All flycatchers are useful and should be carefully protected, says the same well-informed writer.

The Wood Pewee is another common flycatcher. He is not generally seen about houses like the phœbe, who calls from the peak of the barn. He may be found in the orchard or the edge of the woods. There he will stand on a fence or low branch and sing or call by the hour, every few minutes flying out to catch a passing insect.

This bird is in dark colors, with whitish breast and two white wing-bars. His common call is a plaintive, long-drawn-out "pee-u-ee" and sometimes "pee-ay," but he can sing a droll little song. One lady who watched a wood pewee build her nest heard her sing to herself as she worked what sounded like "O-wee-wee-wee."

The nest made by this little mother is very pretty. It is most often on a dead limb where a branch starts out, making a broad foundation. For this reason the bird is called in the South, the dead-limb bird. The nests are not all alike. I have seen many closely covered with lichen, and some made of gray moss so thin that the eggs could be seen through it. Whatever it is made of, it is low and flat like a saucer, and so much like the branch it is on that it is not easy to see.

Like other bird mothers, the wood pewee is devoted to her nestlings. She will shield them from the rain by sitting close on the nest and making an umbrella of herself. And when the sun comes down very hot on them, she has been seen to perch on the edge of the nest and spread her wings to act as a shade for them. It is pretty to see this bird with her little family when they have left the nest and are being taught to take care of themselves. She makes many sweet little noises which sound like talk, or a sort of whispering.

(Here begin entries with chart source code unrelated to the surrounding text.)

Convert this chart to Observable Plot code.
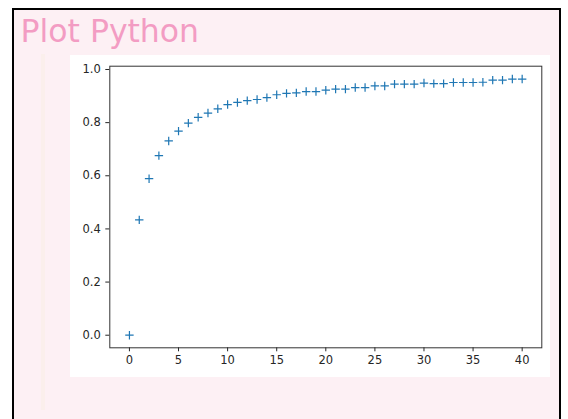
<!DOCTYPE html>
<html>
<head>
<meta charset="utf-8">
<script src="https://cdn.jsdelivr.net/npm/d3@7"></script>
<script src="https://cdn.jsdelivr.net/npm/@observablehq/plot@0.6"></script>
<style>
  html, body { margin: 0; padding: 0; background: #ffffff; width: 568px; height: 419px; overflow: hidden; }
  #frame { position: absolute; left: 12px; top: 7.5px; width: 545px; height: 430px; border: 2px solid #000; background: #fdf0f4; box-sizing: content-box; }
  #band { position: absolute; left: 41px; top: 54px; width: 4px; height: 356px; background: #fbefec; }
  #title { position: absolute; left: 20.5px; top: 15.5px; font-family: "DejaVu Sans", sans-serif; font-size: 31.5px; line-height: 31.5px; color: #f39cc3; white-space: nowrap; }
  #chart { position: absolute; left: 70px; top: 55px; width: 480px; height: 322px; background: #fff; }
</style>
</head>
<body>
<div id="frame"></div>
<div id="band"></div>
<div id="title">Plot Python</div>
<div id="chart"></div>
<script>
const steps = [0, 1, 2, 3, 4, 5, 6, 7, 8, 9, 10, 11, 12, 13, 14, 15, 16, 17, 18, 19, 20,
               21, 22, 23, 24, 25, 26, 27, 28, 29, 30, 31, 32, 33, 34, 35, 36, 37, 38, 39, 40];
const values = [0, 0.434, 0.589, 0.676, 0.731, 0.768, 0.798, 0.820, 0.836, 0.852, 0.868,
                0.876, 0.883, 0.887, 0.894, 0.905, 0.910, 0.912, 0.917, 0.917, 0.922,
                0.926, 0.926, 0.932, 0.932, 0.938, 0.938, 0.945, 0.945, 0.945, 0.949,
                0.947, 0.947, 0.951, 0.951, 0.951, 0.952, 0.960, 0.960, 0.964, 0.964];
const xTicks = [0, 5, 10, 15, 20, 25, 30, 35, 40];
const yTicks = [0.0, 0.2, 0.4, 0.6, 0.8, 1.0];

const data = steps.map((s, i) => ({step: s, value: values[i]}));

// matplotlib-style "+" marker with fixed arm length
const plusMarker = {
  draw(context) {
    const r = 4.2;
    context.moveTo(-r, 0);
    context.lineTo(r, 0);
    context.moveTo(0, -r);
    context.lineTo(0, r);
  }
};

const chart = Plot.plot({
  width: 480,
  height: 322,
  marginLeft: 39.3,
  marginTop: 10.7,
  marginRight: 8.7,
  marginBottom: 29.7,
  style: {background: "white", fontFamily: "DejaVu Sans, sans-serif", fontSize: "11.5px", color: "#262626", overflow: "visible"},
  x: {domain: [-2, 42], ticks: xTicks, tickSize: 4, tickPadding: 4, label: null},
  y: {domain: [-0.0474, 1.0124], ticks: yTicks, tickFormat: d3.format(".1f"), tickSize: 4, tickPadding: 5, label: null},
  marks: [
    Plot.frame({stroke: "#333", strokeWidth: 1}),
    Plot.dot(data, {x: "step", y: "value", symbol: plusMarker, r: 4, fill: "none", stroke: "#1f77b4", strokeWidth: 1.2})
  ]
});
document.getElementById("chart").appendChild(chart);
</script>
</body>
</html>
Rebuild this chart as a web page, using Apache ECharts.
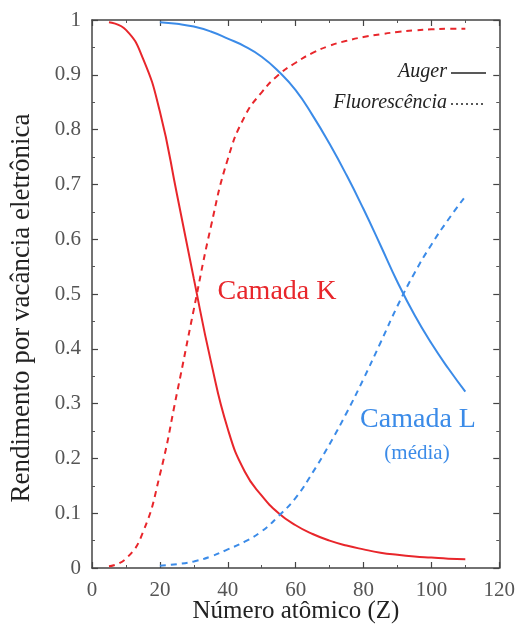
<!DOCTYPE html>
<html>
<head>
<meta charset="utf-8">
<script src="https://cdn.jsdelivr.net/npm/echarts@6/dist/echarts.min.js"></script>
<style>
  html, body { margin: 0; padding: 0; background: #fff; }
  #chart { width: 518px; height: 630px; }
</style>
</head>
<body>
<div id="chart"></div>
<script>
// Camada K (numero atomico Z -> rendimento)
const kZ = [5, 10, 15, 20, 25, 30, 35, 40, 45, 50, 55, 60, 65, 70, 75, 80, 85, 90, 95, 100, 105, 110];
const kAuger = [0.996, 0.982, 0.93, 0.833, 0.683, 0.528, 0.378, 0.254, 0.176, 0.132, 0.1, 0.078, 0.062, 0.05, 0.041, 0.034, 0.028, 0.024, 0.021, 0.019, 0.017, 0.016];
const kFluor = [0.003, 0.017, 0.065, 0.17, 0.318, 0.472, 0.622, 0.746, 0.824, 0.868, 0.9, 0.922, 0.94, 0.953, 0.962, 0.969, 0.974, 0.978, 0.981, 0.983, 0.984, 0.984];

// Camada L (media)
const lZ = [20, 25, 30, 35, 40, 45, 50, 55, 60, 65, 70, 75, 80, 85, 90, 95, 100, 105, 110];
const lAuger = [0.996, 0.993, 0.988, 0.979, 0.966, 0.952, 0.933, 0.906, 0.872, 0.826, 0.774, 0.717, 0.655, 0.589, 0.522, 0.462, 0.41, 0.364, 0.322];
const lFluor = [0.004, 0.007, 0.012, 0.021, 0.034, 0.048, 0.067, 0.095, 0.128, 0.174, 0.226, 0.283, 0.345, 0.411, 0.478, 0.538, 0.59, 0.636, 0.678];

const xTicks = { min: 0, max: 120, interval: 20 };
const yTicks = { min: 0, max: 1, interval: 0.1 };

const RED = '#e8262b';
const BLUE = '#3b8be8';
const SERIF = 'Liberation Serif';

function pairs(xs, ys) {
  return xs.map((x, i) => [x, ys[i]]);
}

function axisBase(extra) {
  return Object.assign({
    type: 'value',
    axisLine: { show: true, onZero: false, lineStyle: { color: '#444', width: 1.5 } },
    axisTick: { show: true, inside: true, length: 6, lineStyle: { color: '#444', width: 1.2 } },
    minorTick: { show: true, splitNumber: 2, length: 3, lineStyle: { color: '#555', width: 1 } },
    splitLine: { show: false },
    axisLabel: { color: '#555', fontFamily: SERIF, fontSize: 21 }
  }, extra);
}

function curve(name, xs, ys, color, dashed) {
  return {
    name: name, type: 'line', smooth: true, showSymbol: false,
    data: pairs(xs, ys),
    lineStyle: { color: color, width: 2, type: dashed ? [6, 5] : 'solid' }
  };
}

const chart = echarts.init(document.getElementById('chart'), null, { renderer: 'canvas' });

const option = {
  backgroundColor: '#fff',
  animation: false,
  grid: { left: 92, right: 17, top: 20, bottom: 62 },
  xAxis: [
    axisBase(Object.assign({ position: 'bottom', axisLabel: { color: '#555', fontFamily: SERIF, fontSize: 21, margin: 12 } }, xTicks)),
    axisBase(Object.assign({ position: 'top', axisLabel: { show: false } }, xTicks))
  ],
  yAxis: [
    axisBase(Object.assign({ position: 'left', axisLabel: { color: '#555', fontFamily: SERIF, fontSize: 21, margin: 11 } }, yTicks)),
    axisBase(Object.assign({ position: 'right', axisLabel: { show: false } }, yTicks))
  ],
  series: [
    curve('K Auger', kZ, kAuger, RED, false),
    curve('K Fluorescência', kZ, kFluor, RED, true),
    curve('L Auger', lZ, lAuger, BLUE, false),
    curve('L Fluorescência', lZ, lFluor, BLUE, true)
  ],
  graphic: [
    // titulos dos eixos
    {
      type: 'text', x: 296, y: 611,
      style: { text: 'Número atômico (Z)', fill: '#222', font: '25px "Liberation Serif"', align: 'center', verticalAlign: 'middle' }
    },
    {
      type: 'text', x: 22, y: 308, rotation: Math.PI / 2,
      style: { text: 'Rendimento por vacância eletrônica', fill: '#222', font: '27px "Liberation Serif"', align: 'center', verticalAlign: 'middle' }
    },
    // rotulos das camadas
    {
      type: 'text', x: 277, y: 292,
      style: { text: 'Camada K', fill: RED, font: '28px "Liberation Serif"', align: 'center', verticalAlign: 'middle' }
    },
    {
      type: 'text', x: 418, y: 420,
      style: { text: 'Camada L', fill: BLUE, font: '28px "Liberation Serif"', align: 'center', verticalAlign: 'middle' }
    },
    {
      type: 'text', x: 417, y: 453,
      style: { text: '(média)', fill: BLUE, font: '21px "Liberation Serif"', align: 'center', verticalAlign: 'middle' }
    },
    // legenda
    {
      type: 'text', x: 447, y: 72,
      style: { text: 'Auger', fill: '#222', font: 'italic 20px "Liberation Serif"', align: 'right', verticalAlign: 'middle' }
    },
    {
      type: 'line', shape: { x1: 451, y1: 73, x2: 486, y2: 73 },
      style: { stroke: '#222', lineWidth: 1.3 }
    },
    {
      type: 'text', x: 447, y: 103,
      style: { text: 'Fluorescência', fill: '#222', font: 'italic 20px "Liberation Serif"', align: 'right', verticalAlign: 'middle' }
    },
    {
      type: 'line', shape: { x1: 451, y1: 104, x2: 486, y2: 104 },
      style: { stroke: '#222', lineWidth: 1.5, lineDash: [2, 3] }
    }
  ]
};

chart.setOption(option);
</script>
</body>
</html>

The Western Wood Pewee looks like his Eastern brother, but he is a very different bird. His dress is about the same, and he catches his flies in pewee fashion, but his voice is not in the least like that we hear on the Atlantic side of the country.

The Eastern wood pewee has a low, sweet voice, of which one cannot get tired. But the bird of the West has loud, harsh notes, so dismal in tone that they are painful to listen to. His song is almost the only really unpleasant bird song I know.

The nest of this bird is a rather deep cup saddled on to a large limb. When it is in a cottonwood grove, it is covered with the sticky white cotton from the trees. It is very pretty when fresh, but it soon gets soiled, and then it is not nice to look at or to handle.